▶ [THE DATA]
───
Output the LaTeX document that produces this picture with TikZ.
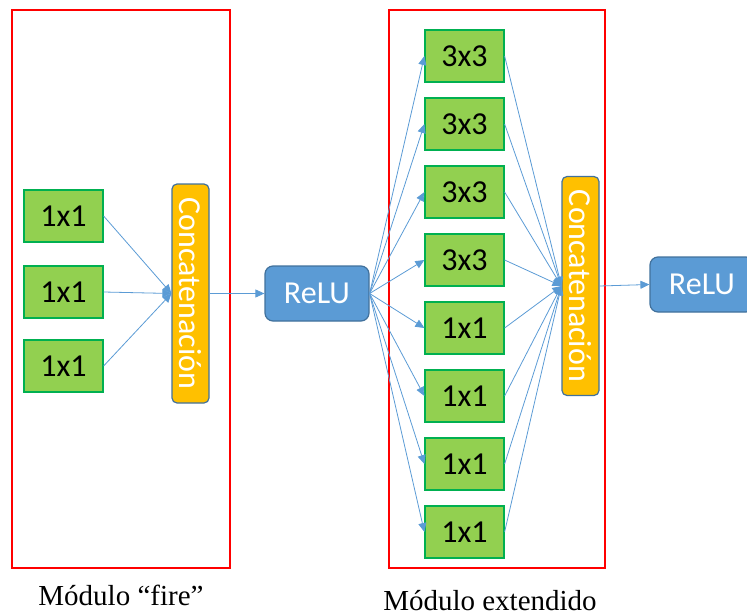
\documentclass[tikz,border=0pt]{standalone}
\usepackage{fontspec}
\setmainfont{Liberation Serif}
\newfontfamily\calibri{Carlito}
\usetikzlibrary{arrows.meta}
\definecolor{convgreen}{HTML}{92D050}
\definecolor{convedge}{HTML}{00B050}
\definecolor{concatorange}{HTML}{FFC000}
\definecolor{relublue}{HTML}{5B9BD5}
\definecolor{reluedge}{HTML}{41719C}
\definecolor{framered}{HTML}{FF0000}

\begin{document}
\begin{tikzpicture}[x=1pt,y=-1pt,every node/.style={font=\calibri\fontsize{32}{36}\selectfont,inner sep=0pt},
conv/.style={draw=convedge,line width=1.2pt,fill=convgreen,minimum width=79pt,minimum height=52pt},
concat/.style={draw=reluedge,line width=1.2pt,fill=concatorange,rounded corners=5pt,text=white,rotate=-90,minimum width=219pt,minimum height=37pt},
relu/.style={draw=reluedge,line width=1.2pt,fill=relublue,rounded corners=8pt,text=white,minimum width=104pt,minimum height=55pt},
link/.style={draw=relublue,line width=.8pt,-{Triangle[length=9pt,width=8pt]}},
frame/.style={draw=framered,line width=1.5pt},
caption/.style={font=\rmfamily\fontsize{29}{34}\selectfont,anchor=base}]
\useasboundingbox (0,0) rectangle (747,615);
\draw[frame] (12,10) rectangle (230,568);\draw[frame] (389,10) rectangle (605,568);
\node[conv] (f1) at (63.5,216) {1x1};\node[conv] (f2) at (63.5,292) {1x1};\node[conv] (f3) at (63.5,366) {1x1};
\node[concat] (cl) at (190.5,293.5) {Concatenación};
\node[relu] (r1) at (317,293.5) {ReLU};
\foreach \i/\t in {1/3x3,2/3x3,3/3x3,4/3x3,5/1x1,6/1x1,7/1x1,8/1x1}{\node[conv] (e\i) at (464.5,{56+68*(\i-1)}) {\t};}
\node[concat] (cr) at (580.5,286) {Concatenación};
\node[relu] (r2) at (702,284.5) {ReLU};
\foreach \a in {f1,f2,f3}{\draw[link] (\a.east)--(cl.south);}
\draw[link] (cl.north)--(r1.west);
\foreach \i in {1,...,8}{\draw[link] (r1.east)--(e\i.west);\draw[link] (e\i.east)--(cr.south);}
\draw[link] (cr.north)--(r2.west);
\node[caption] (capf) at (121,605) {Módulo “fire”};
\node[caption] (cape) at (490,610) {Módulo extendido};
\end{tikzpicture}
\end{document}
───
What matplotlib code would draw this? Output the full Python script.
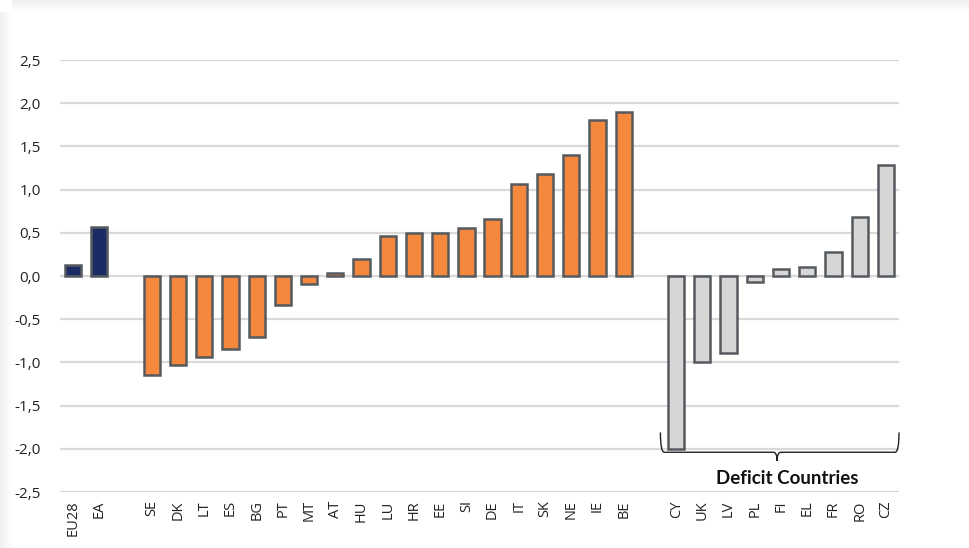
───
▶ [SET EXERCISE] Pick out each line in the material containing "Output".

▶ [RESPONSE FOR THIS EXERCISE]
Output the LaTeX document that produces this picture with TikZ.
What matplotlib code would draw this? Output the full Python script.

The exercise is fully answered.